Escultura na Estrela
Há mais de um século que o jardim tem
recebido diversas peças escultóricas no propósito de “civilizar“ a gente
alfacinha, embora de algumas só tenha ficado na memória.
Cerca de 1884, vinda da cascata do
Passeio Público do Rossio, que então se desmantelava para conclusão da
Avenida, recebeu a herança romântica dos cisnes de pedra para os lagos e da Náiade para a gruta artificial, antigas esculturas de
Francisco de Assis Rodrigues, que fora professor na Academia.
Na transição daquele século, junto à
escola Froebel, teve uma Primavera em
Faiança da Fábrica de Devesas (Vila
Nova de Gaia), cópia industrial de um bronze do escultor francês Maturino
Moreau.
A fervorosamente republicana década de
10 foi pródiga em esculturas para a Estrela. Logo, em 1911, para receber os
congressistas internacionais do Turismo, foram espalhadas cenograficamente,
pelo jardim, cerâmicas coloridas, representando gafanhoto, rãs, cogumelos,
caracol, golfinho e fabulado conjunto de Grou e Raposa, oriundas da Sociedade Fabril das Caldas, do Bordalo
Pinheiro, resultando numa surpreendente animação que foi muito elogiada.
No mesmo ano, o município encomenda
duas obras, segundo os modelos apresentados na Exposição da Sociedade de
Belas Artes, destinadas a um jardim público: O Despertar sensível do escultor Simões de Almeida, sobrinho,
colocado na Estrela desde 1912 e O Cavador, escultura realista de Costa Mota, tio, instalada no ano seguinte– um
acerto por modas estrangeiras, investindo a edilidade na educação pela arte
pública, bem visto na imprensa.
O primeiro monumento
foi inaugurado em 1914, dedicado ao popular actor Taborda, que falecera poucos anos antes, com busto de Costa
Mota, sobrinho, sob base do arquitecto municipal José Alexandre Soares.

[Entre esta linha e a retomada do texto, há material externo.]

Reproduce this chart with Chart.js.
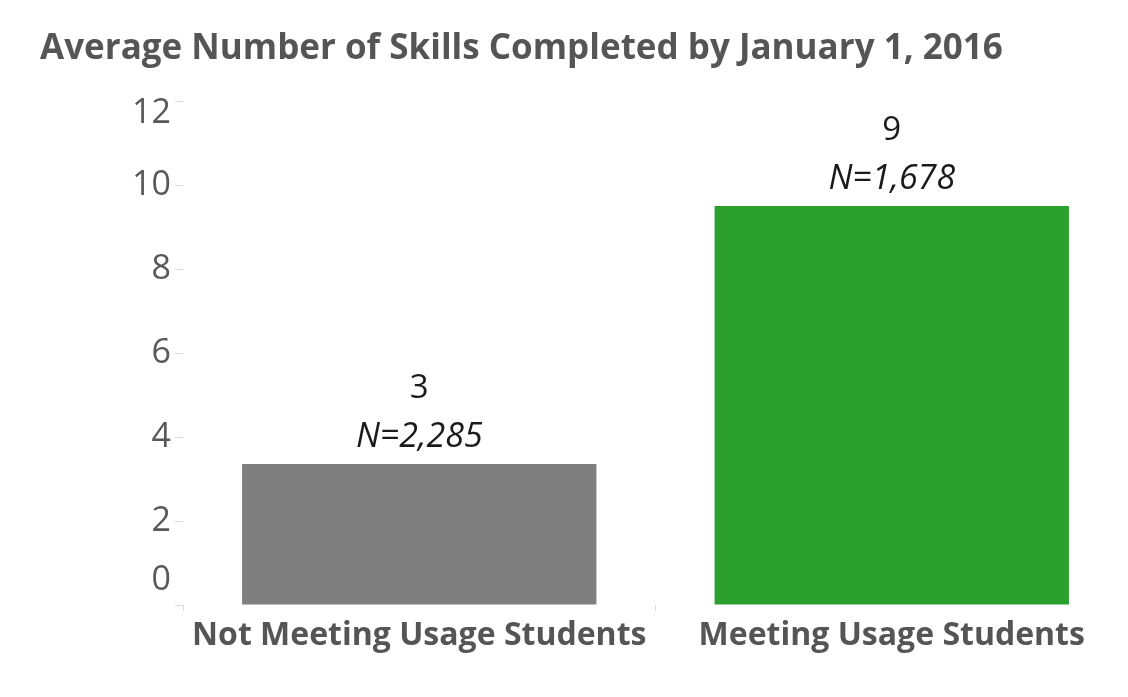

Ainda, neste ano, A Fonte da escultora Mª da Glória Ribeiro da
Cruz foi encenada entre verdes murmúrios, junto à escola, e aí permaneceria
até aos anos 40.A fantasiosa escultura da Guardadora de Patos, possivelmente adquirida por esta altura, foi
colocada no meio de um lago, animado por patos de penas, ensaiando uma ilusão
que permanece...
Nos agitados anos 20, surgiram novos
monumentos: erguido por subscrição e presidencialmente inaugurado em 27, o de
homenagem a Teófilo Braga, escritor e ex-presidente da jovem república, com
busto modelado pelo escultor Teixeira Lopes e desmesurado suporte de mestre
J.L. Monteiro, professor e antigo arquitecto camarário, que viria a ser
retirado da Estrela em 1941; e o primeiro monumento do poeta Antero de
Quental em 1929, também por subscrição, com arrojada escultura de Diogo de Macedo, sob base
do arquitecto Jorge Segurado, vindo igualmente a
desaparecer.
Assim, no início dos anos 40, foram
polemicamente retirados, por algum tempo ou definitivamente, vários
monumentos, até o do actor Taborda não escapou em 43, embora felizmente
reposto (1953). Mas em 1942, também se levantou o primeiro monumento ao poeta
João de Deus –que ali perto tem a sua escola e museu - com retrato em baixo
relevo do escultor Leopoldo de Almeida e um acertado arranjo em êxedra do
arquitecto Raul Lino, propondo murete com bancos adossados, pertinentemente
convidando à leitura, que viria a ser, mais de uma década depois,
infelizmente desmantelado. Em 1951, novo e melhor monumento a Antero de Quental, desta vez com angustiada estátua de Barata Feio, foi inaugurado
pela Câmara na velha gruta, deixando uma obra maior no jardim.
Décadas mais tarde, em 1986, o resto
de um velho tronco de ulmeiro seco foi entalhado num gosto naif por M. Vladimiro da Silva, sacando-lhe rostos entre exuberante flora e
inscrevendo-lhe os antigos nomes da capital; a obra Árvores Encantadas viria a desaparecer, vandalizada pelo fogo, cerca de
1998.
Nova Homenagem camarária e da
associação dos jardins escola ao autor da Cartilha, no centenário de 96, fez surgir uma estátua do
escultor Laranjeira Santos, segundo um pequeno modelo de Leopoldo de Almeida
datado de 33.
Assim, durante Novecentos, a memória
dos dois poetas e amigos parece ter a força de renascer sempre, em pedra e
bronze, talvez, porque o jardim é poeticamente dedicado a Guerra Junqueiro.